I read from wiki that "Leaving aside the cycle $0$ → $0$ which cannot be entered from outside". This is true for the most known Collatz functions, but what if one of these functions instead converges towards zero instead of 1 or the repeating cycles? Would it be any different in regards to finding a proof or analysing the iterated function? Or would such a function have any consequence on the conjecture itself?
I know zero could just be a symbol like any other integer, so I dont know how one would approach finding out if such a function converges? (since it may show zero for numbers up to $2^{10}$ instead of $2,1$ cycle).
To clarify the question a bit more:
Let $X$ be a set and $f:X\rightarrow X$ be a function.
Is proving convergence of $f^n(x) = 1\rightarrow4\rightarrow2\rightarrow1 ...$ any different from proving: $f^n(x) \rightarrow 0.$ ?
I dont know but is proving convergence towards $1$ or the cycle more difficult than a function that converges towards zero alone?
Also if $f(0) = 0$ is a fixedpoint of a Collatz function, what would that mean?
The number $x_0$ converges under iteration of $f$ to the finite cycle $1, 4, 2$ if and only if $x_0$ converges under iteration of $f^3$ to one of $1$, $4$ or $2$, where $f^3(x)=f(f(f(x)))$. This is a standard trick in dynamics to reduce the study of convergence of cycles to the study of convergence to fixed points (note that $1, 2$ and $4$ are all fixed points of $f^3$).

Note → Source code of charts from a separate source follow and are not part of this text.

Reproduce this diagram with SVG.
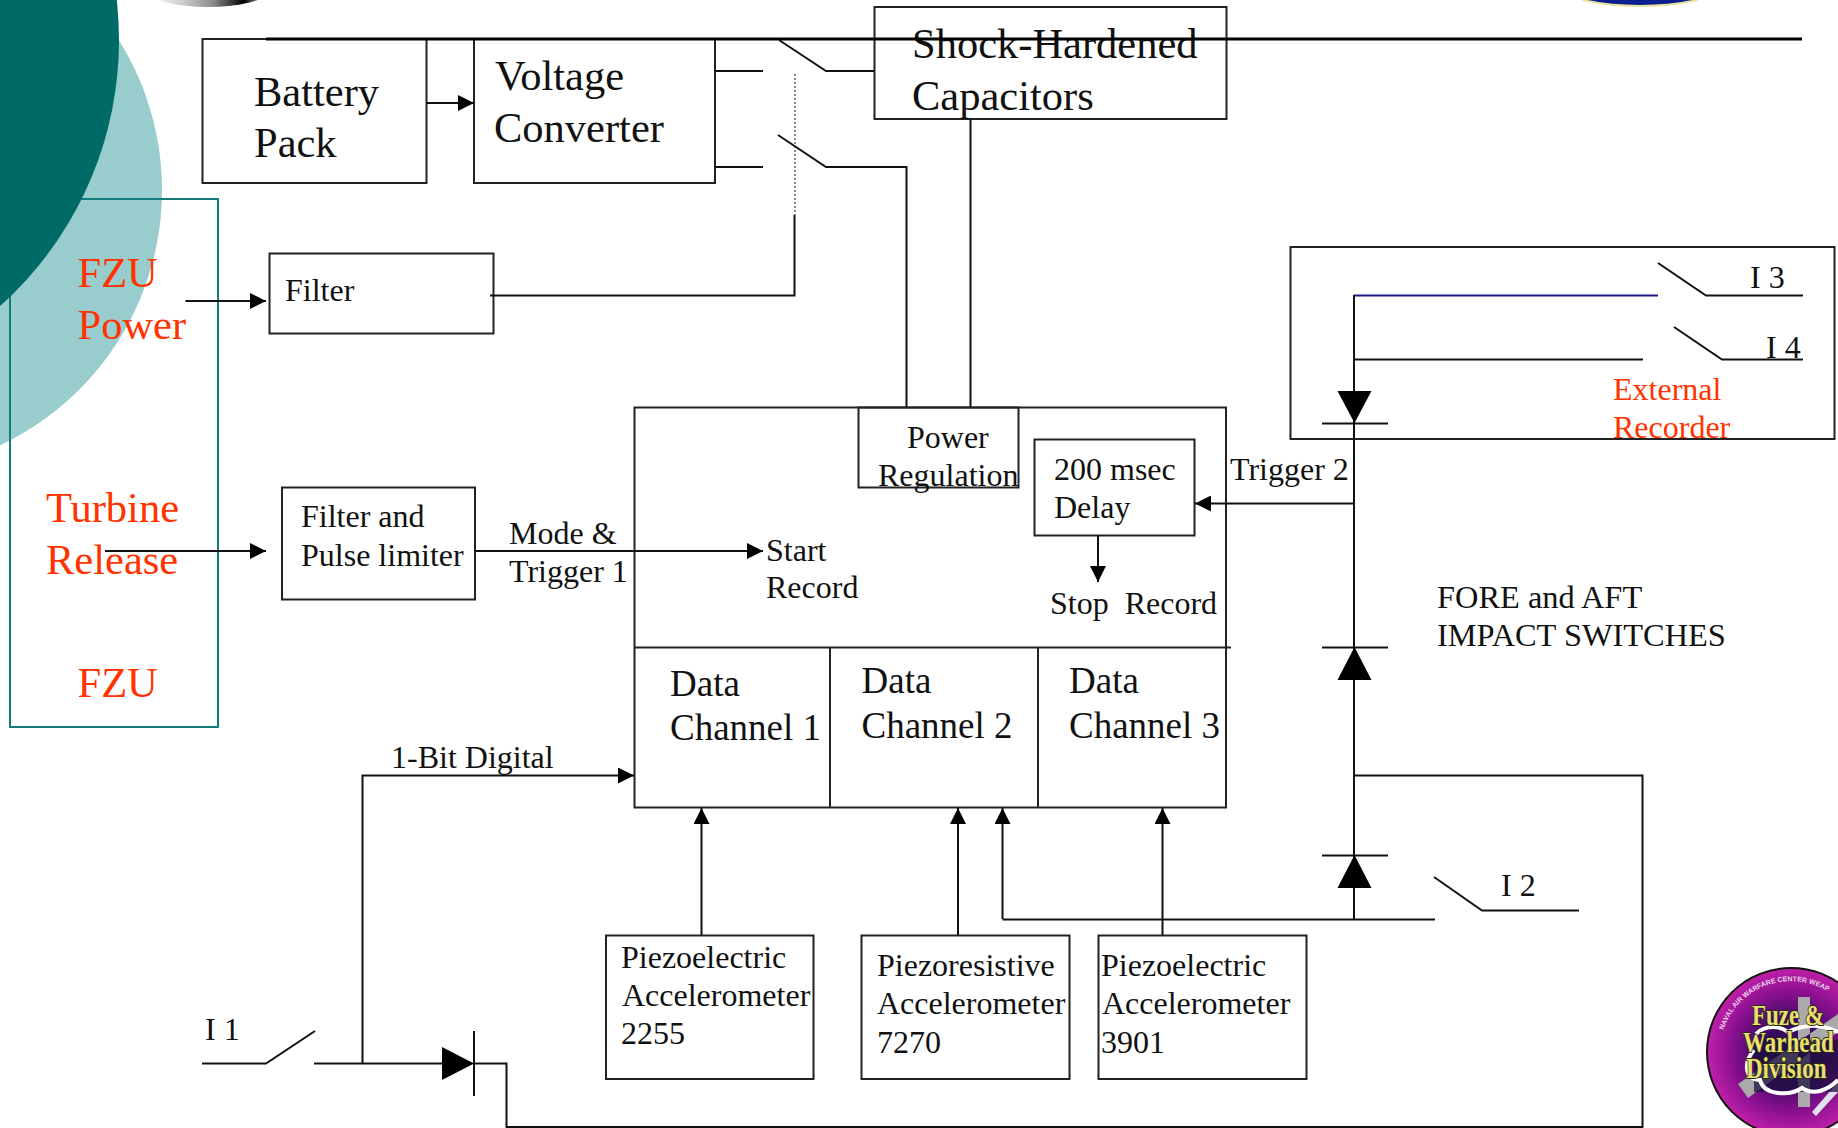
<svg xmlns="http://www.w3.org/2000/svg" width="1838" height="1128" viewBox="0 0 1838 1128">
<style>
text{font-family:"Liberation Serif","Times New Roman",serif;fill:#111;white-space:pre}
.box{fill:none;stroke:#222;stroke-width:2}
.w{fill:none;stroke:#111;stroke-width:2}
.a{marker-end:url(#arrow)}
.f{fill:#000;stroke:none}
.t41{font-size:42.5px}.t36{font-size:37px}.t32{font-size:32px}
.red{fill:#ff3300}
.logo{font-weight:bold;font-size:23px;fill:#e8e070;stroke:#2a2a10;stroke-width:1.4;paint-order:stroke}
</style>
<defs>
<marker id="arrow" markerUnits="userSpaceOnUse" markerWidth="16" markerHeight="16" viewBox="0 0 16 16" refX="16" refY="8" orient="auto"><path d="M0 0L16 8L0 16Z" fill="#000"/></marker>
<radialGradient id="pur" cx="0.5" cy="0.5" r="0.5"><stop offset="0.35" stop-color="#3a0a60"/><stop offset="0.72" stop-color="#8a1090"/><stop offset="1" stop-color="#c020a8"/></radialGradient>
<linearGradient id="gr" x1="0" x2="1" y1="0" y2="0"><stop offset="0" stop-color="#fff"/><stop offset="0.3" stop-color="#ccc"/><stop offset="0.55" stop-color="#888"/><stop offset="0.8" stop-color="#000"/><stop offset="1" stop-color="#ddd"/></linearGradient>
<path id="ring" d="M1723.500 1030A71 71 0 0 1 1838 999"/>
</defs>
<rect width="1838" height="1128" fill="#fff"/>
<g id="background">
<circle cx="-120" cy="190" r="282" fill="#99cccc"/>
<rect x="10" y="199" width="208" height="528" fill="none" stroke="#127c7c" stroke-width="2"/>
<circle cx="-238" cy="40" r="357" fill="#006a66"/>
<ellipse cx="208" cy="-9" rx="60" ry="16" fill="url(#gr)"/>
<ellipse cx="1640" cy="-10" rx="72" ry="16" fill="#0a2090" stroke="#e8e2a0" stroke-width="2"/>
</g>
<g id="logo">
<circle cx="1791" cy="1052" r="84" fill="url(#pur)" stroke="#111" stroke-width="2"/>
<path d="M1798 997h12v110h-12zM1738 1084l10 14 90-66v-18z" fill="#aaa"/>
<path d="M1812 1112l26-30v10l-22 24z" fill="#dfe0ee"/>
<path d="M1754 1040h84v52h-84z" fill="#1c1040" opacity=".75"/>
<path d="M1754 1050c-12 14-8 30 6 30 4 16 30 16 42 8 12 8 26 2 36-8M1756 1034c10-10 24-8 32-2 16-8 34-8 50 0" fill="none" stroke="#fff" stroke-width="4"/>
<text font-size="7" font-weight="bold" style="fill:#f0d0f0;font-family:'Liberation Sans',sans-serif"><textPath href="#ring">NAVAL AIR WARFARE CENTER WEAP</textPath></text>
<text transform="translate(1752 1025) scale(1 1.25)" class="logo">Fuze &amp;</text>
<text transform="translate(1743 1052) scale(1 1.25)" class="logo">Warhead</text>
<text transform="translate(1746 1078) scale(1 1.25)" class="logo">Division</text>
</g>
<g id="fzu-labels">
<text x="77.5" y="287" class="t41 red">FZU</text>
<text x="77.5" y="339" class="t41 red">Power</text>
<text x="46" y="522" class="t41 red">Turbine</text>
<text x="46" y="574" class="t41 red">Release</text>
<text x="77.5" y="697" class="t41 red">FZU</text>
</g>
<g id="battery"><rect class="box" x="202.500" y="39" width="224" height="144"/><text x="254" y="106" class="t41">Battery</text><text x="254" y="157" class="t41">Pack</text></g>
<g id="converter"><rect class="box" x="474" y="39" width="241" height="144"/><text x="495" y="90" class="t41">Voltage</text><text x="494" y="142" class="t41">Converter</text></g>
<g id="capacitors"><rect class="box" x="874.500" y="7" width="352" height="112"/><text x="912" y="58" class="t41">Shock-Hardened</text><text x="912" y="110" class="t41">Capacitors</text></g>
<g id="filter"><rect class="box" x="269.500" y="253.500" width="224" height="80"/><text x="285" y="301" class="t32">Filter</text></g>
<g id="pulse-limiter"><rect class="box" x="282" y="487.500" width="193" height="112"/><text x="301" y="527" class="t32">Filter and</text><text x="301" y="566" class="t32">Pulse limiter</text></g>
<g id="recorder">
<path class="box" d="M634.500 407.500H1226V807.500H634.500ZM634.500 647.500H1231M830 647.500V807.500M1038 647.500V807.500"/>
<text x="766" y="561" class="t32">Start</text><text x="766" y="598" class="t32">Record</text>
<text x="1050" y="614" class="t32">Stop  Record</text>
<text x="670" y="696" class="t36">Data</text><text x="670" y="740" class="t36">Channel 1</text>
<text x="861.500" y="693" class="t36">Data</text><text x="861.500" y="738" class="t36">Channel 2</text>
<text x="1069" y="693" class="t36">Data</text><text x="1069" y="738" class="t36">Channel 3</text>
</g>
<g id="power-regulation"><rect class="box" x="858.500" y="407.500" width="160" height="80"/><text x="907" y="448" class="t32">Power</text><text x="878" y="486" class="t32">Regulation</text></g>
<g id="delay"><rect class="box" x="1034.500" y="439.500" width="160" height="96"/><text x="1054" y="480" class="t32">200 msec</text><text x="1054" y="518" class="t32">Delay</text></g>
<g id="external-recorder"><rect class="box" x="1290.500" y="247" width="544" height="192"/><text x="1613" y="400" class="t32 red">External</text><text x="1613" y="438" class="t32 red">Recorder</text><text x="1750" y="288" class="t32">I 3</text><text x="1766" y="358" class="t32">I 4</text></g>
<g id="sensor-2255"><rect class="box" x="606" y="935.500" width="207.500" height="143.500"/><text x="621" y="968" class="t32">Piezoelectric</text><text x="622" y="1006" class="t32">Accelerometer</text><text x="621" y="1044" class="t32">2255</text></g>
<g id="sensor-7270"><rect class="box" x="861.500" y="935.500" width="208" height="143.500"/><text x="877" y="976" class="t32">Piezoresistive</text><text x="877" y="1014" class="t32">Accelerometer</text><text x="877" y="1053" class="t32">7270</text></g>
<g id="sensor-3901"><rect class="box" x="1098.500" y="935.500" width="208" height="143.500"/><text x="1101" y="976" class="t32">Piezoelectric</text><text x="1102" y="1014" class="t32">Accelerometer</text><text x="1101" y="1053" class="t32">3901</text></g>
<g id="labels">
<text x="509" y="544" class="t32">Mode &amp;</text><text x="509" y="582" class="t32">Trigger 1</text>
<text x="391" y="768" class="t32">1-Bit Digital</text>
<text x="1230" y="480" class="t32">Trigger 2</text>
<text x="1437" y="608" style="font-size:32.4px">FORE and AFT</text><text x="1437" y="646" style="font-size:32.4px">IMPACT SWITCHES</text>
<text x="1501" y="896" class="t32">I 2</text><text x="205" y="1040" class="t32">I 1</text>
</g>
<g id="connectors">
<path d="M266 39H1802" fill="none" stroke="#000" stroke-width="3"/>
<path class="w a" d="M426 103H474"/>
<path class="w" d="M715 71H763M715 167H763M779 40L826 71H874M778 135L826 167H906.500V407M970.500 119V407"/>
<path d="M795 74V215" fill="none" stroke="#111" stroke-width="1" stroke-dasharray="2 2"/>
<path class="w" d="M794.500 215V295.500H490"/>
<path class="w a" d="M185.500 301H266"/>
<path class="w a" d="M105 551H266"/>
<path class="w a" d="M475 551H763"/>
<path class="w a" d="M1098 535V582"/>
<path class="w a" d="M1354 503.500H1195"/>
<path class="w a" d="M362.500 1063V775.500H634"/>
<path class="w a" d="M701.500 935V808"/>
<path class="w a" d="M958 935V808"/>
<path class="w a" d="M1002.500 919V808"/>
<path class="w a" d="M1162.500 935V808"/>
<path class="w" d="M1002.500 919.500H1435M1434 877L1482 910.500H1579"/>
<path class="w" d="M1354 359V919M1354 775.500H1642.500V1127H506.500V1063.500H474M1322 423.500H1388M1322 647.500H1388M1322 855.500H1388"/>
<path fill="none" stroke="#1a1a80" stroke-width="2" d="M1354 295.500H1658"/>
<path class="w" d="M1354 295V359.500H1643M1658 263L1706 295.500H1803M1674 327L1722 359.500H1803"/>
<path class="f" d="M1337.500 391H1371.500L1354.500 423ZM1337.500 680H1371.500L1354.500 647ZM1337.500 888H1371.500L1354.500 855ZM442 1047V1080L474 1063.500Z"/>
<path class="w" d="M202 1063.500H266L315 1031M314 1063.500H442M474 1031V1096"/>
</g>
</svg>
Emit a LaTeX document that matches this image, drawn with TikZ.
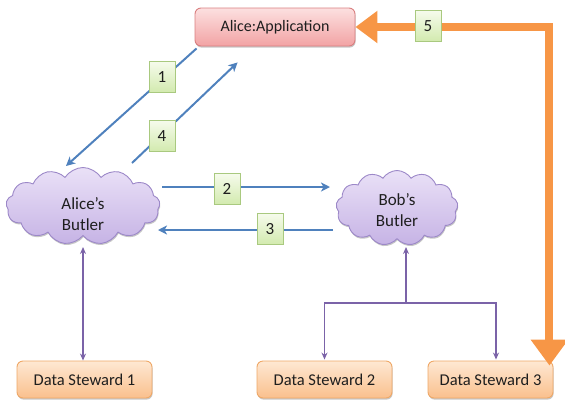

In that sense, in any dynamical problem, the study of convergence to cycles is generally not any more difficult than the study of convergence to fixed points.
For the Collatz conjecture we want to prove that all starting points end in the cycle $1, 4, 2$, which is equivalent to proving that all starting points end at $1$, $4$ or $2$ under the iteration of $f^3$.